A range of methodological and practical issues central to the concerns of qualitative researchers are addressed. These include: the validity and plausibility of qualitative methods; the problems encountered using specific techniques in a range of social settings; and the moral issues raised in qualitative research. These themes are related to practical issues which are illustrated by a breadth of examples and in-depth case studies.
The contributors look at the methods and strategies that they have used to study everyday life, and make suggestions to readers on why and how they might conduct their own studies. They raise issues that go beyond `cookbook′ discussions of issues such as how to enter social settings, manage the subjects of one′s research and ask `good′ questions in the process of formulating research strategies. These issues are addressed within the framework of the larger purposes and uses of qualitative research where specific methodological problems are not used as ends in themselves.
Robert Dingwall is a consulting sociologist through Dingwall Enterprises Ltd and part-time Professor of Sociology at Nottingham Trent University. He draws on more than forty years’ experience as an academic researcher studying health care, legal services, and science and technology policy at the Universities of Aberdeen, Oxford and Nottingham.

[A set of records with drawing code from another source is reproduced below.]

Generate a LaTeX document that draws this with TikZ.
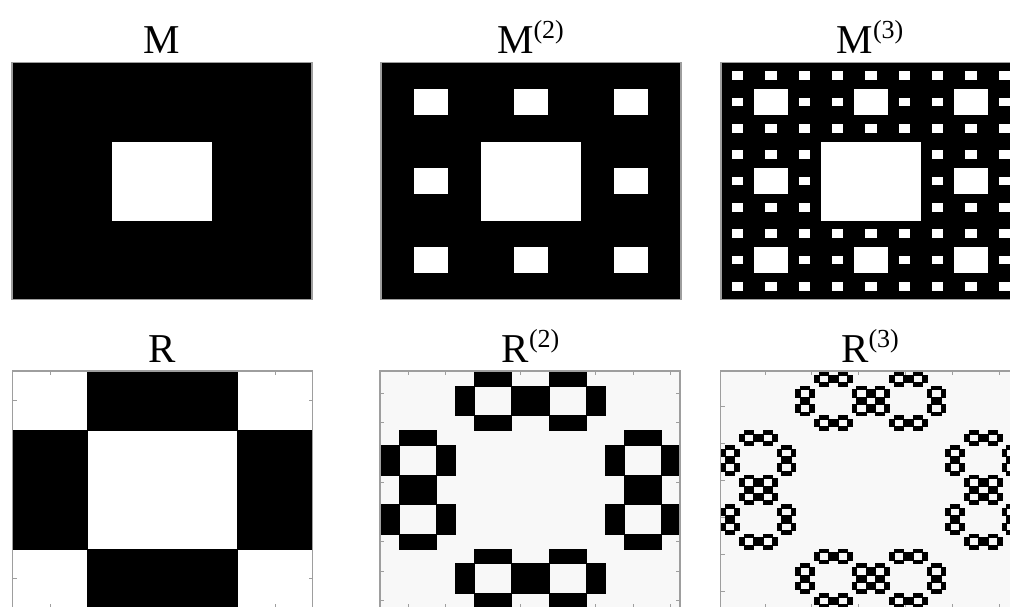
\documentclass[tikz,border=0pt]{standalone}
\usepackage{fontspec}
\setmainfont{Liberation Serif}
\definecolor{bgR}{gray}{0.973}
\definecolor{axc}{gray}{0.62}
\tikzset{
  title/.style={anchor=base, inner sep=0pt, font=\fontsize{41}{41}\selectfont},
  axbox/.style={draw=axc, line width=1.2pt},
  tickmark/.style={draw=axc, line width=0.9pt},
  cellb/.style={fill=black, draw=black, line width=0.35pt},
  cellw/.style={fill=white},
}
\newcommand{\sups}[1]{\raisebox{15pt}{\fontsize{26}{26}\selectfont(#1)}}
\def\Rlist{0/1,0/2,1/0,1/3,2/0,2/3,3/1,3/2}
\newcommand{\rticks}[2]{%
  \foreach \k in {#2} {
    \draw[tickmark] (\k+0.5,0) -- ++(0pt,-4pt);
    \draw[tickmark] (\k+0.5,#1) -- ++(0pt,4pt);
    \draw[tickmark] (0,\k+0.5) -- ++(4pt,0pt);
    \draw[tickmark] (#1,\k+0.5) -- ++(-4pt,0pt);
  }}
\begin{document}
\begin{tikzpicture}[x=1pt,y=-1pt]
\useasboundingbox (0,0) rectangle (1010,606);
\fill[white] (0,0) rectangle (1010,606);
\clip (0,0) rectangle (1010,606);

% titles
\node[title] (tM)  at (162,53)    {M};
\node[title] (tM2) at (530.5,53)  {M\sups{2}};
\node[title] (tM3) at (870,53)    {M\sups{3}};
\node[title] (tR)  at (162.5,362) {R};
\node[title] (tR2) at (530.5,362) {R\sups{2}};
\node[title] (tR3) at (870,362)   {R\sups{3}};

% M
\begin{scope}[shift={(12,62.5)}, x=100pt, y=-79pt]
  \fill[black] (0,0) rectangle (3,3);
  \fill[cellw] (1,1) rectangle (2,2);
  \draw[axbox] (0,0) rectangle (3,3);
\end{scope}

% M^(2)
\begin{scope}[shift={(381,62.5)}, x=33.3333pt, y=-26.3333pt]
  \fill[black] (0,0) rectangle (9,9);
  \fill[cellw] (3,3) rectangle (6,6);
  \foreach \a in {0,1,2} {\foreach \b in {0,1,2} {%
    \ifnum\a\b=11 \else \fill[cellw] (3*\a+1,3*\b+1) rectangle +(1,1);\fi}}
  \draw[axbox] (0,0) rectangle (9,9);
\end{scope}

% M^(3)
\begin{scope}[shift={(721,62.5)}, x=11.1111pt, y=-8.7778pt]
  \fill[black] (0,0) rectangle (27,27);
  \fill[cellw] (9,9) rectangle (18,18);
  \foreach \a in {0,1,2} {\foreach \b in {0,1,2} {%
    \ifnum\a\b=11 \else
      \fill[cellw] (9*\a+3,9*\b+3) rectangle +(3,3);
      \foreach \c in {0,1,2} {\foreach \d in {0,1,2} {%
        \ifnum\c\d=11 \else
          \fill[cellw] (9*\a+3*\c+1,9*\b+3*\d+1) rectangle +(1,1);
        \fi}}
    \fi}}
  \draw[axbox] (0,0) rectangle (27,27);
\end{scope}

% R
\begin{scope}[shift={(12.5,371)}, x=75pt, y=-59.25pt]
  \fill[white] (0,0) rectangle (4,4);
  \rticks{4}{0,1,2,3}
  \foreach \r/\c in \Rlist {\filldraw[cellb] (\c,\r) rectangle +(1,1);}
  \draw[axbox] (0,0) rectangle (4,4);
\end{scope}

% R^(2)
\begin{scope}[shift={(380,371)}, x=18.75pt, y=-14.8125pt]
  \fill[bgR] (0,0) rectangle (16,16);
  \rticks{16}{1,3,5,7,9,11,13,15}
  \foreach \ra/\ca in \Rlist {\foreach \rb/\cb in \Rlist {%
    \filldraw[cellb] (4*\ca+\cb,4*\ra+\rb) rectangle +(1,1);}}
  \draw[axbox] (0,0) rectangle (16,16);
\end{scope}

% R^(3)
\begin{scope}[shift={(720.5,371)}, x=4.6875pt, y=-3.7031pt]
  \fill[bgR] (0,0) rectangle (64,64);
  \rticks{64}{9,19,29,39,49,59}
  \foreach \ra/\ca in \Rlist {\foreach \rb/\cb in \Rlist {\foreach \rc/\cc in \Rlist {%
    \filldraw[cellb] (16*\ca+4*\cb+\cc,16*\ra+4*\rb+\rc) rectangle +(1,1);}}}
  \draw[axbox] (0,0) rectangle (64,64);
\end{scope}
\end{tikzpicture}
\end{document}
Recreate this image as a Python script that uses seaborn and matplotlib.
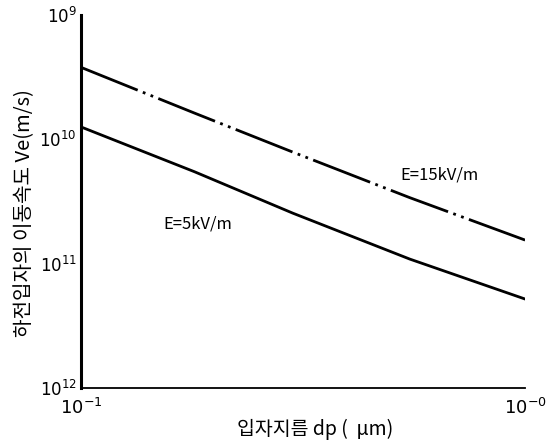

Over that time, he has held grants and contracts worth more than £7 million (at 2017 prices) in total from the Leverhulme and Wellcome Trusts, ESRC, NERC, MRC, EPSRC, BBSRC, the EU, the UK Department of Health and various NHS/NIHR programmes, the Ministry of Justice, the Royal Pharmaceutical Society and the Food Standards Agency. These have resulted in 30 books and more than 100 scientific papers. Robert Dingwall is also an experienced manager: he served for five years as head of a large social science department and founded and directed what was one of Europe’s leading research institutes in science and technology studies for 12 years. Robert has been a Fellow of the Academy of Social Sciences since 2002 and an Honorary Member of the Faculty of Public Health since 2014. He was awarded the 2019 Prize for Contributions to the Socio-Legal Community by the Socio-Legal Studies Association.